The following table details the redeemable non-controlling interest activity related to the Special Limited Partner for the nine months ended September 30, 2023:
Nine Months Ended September 30, 2023
December 31, 2022
$1,657 
Settlement of prior performance participation allocation
10,638 
Repurchases— 
Conversion to Class I shares— 
GAAP income allocation(68)
Other comprehensive income75 
Distributions(292)
Fair value allocation346 
Reallocation between additional paid-in capital and non-controlling interests due to changes in NLT OP ownership82 
September 30, 2023
$12,438 
During the nine months ended September 30, 2023, the Company issued Class I units in NLT OP to the Special Limited Partner as payment of the performance participation allocation. No units were subsequently redeemed for cash or exchanged for Class I shares in the Company during the period.
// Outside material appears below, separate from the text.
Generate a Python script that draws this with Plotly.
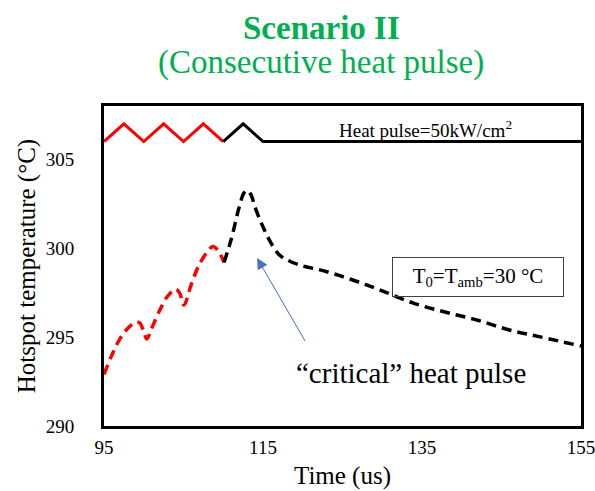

The Redeemable Non-controlling Interests are recorded at the greater of (i) their carrying amount, adjusted for their share of the allocation of GAAP net income or loss and distributions, or (ii) their redemption value, which is equivalent to the fair value of such interests at the end of each measurement period. Accordingly, the Company recorded an allocation adjustment of $341 and $346 during the three and nine months ended September 30, 2023, respectively, between Additional Paid-in Capital and Redeemable Non-controlling Interest.
Share-Based Compensation
We awarded independent members of the Board 16,397 shares of restricted Class I shares subject to a vesting period of 13.5 months and recognized approximately $84 and $252 of compensation expense for the three and nine months ended September 30, 2023, respectively, related to these awards.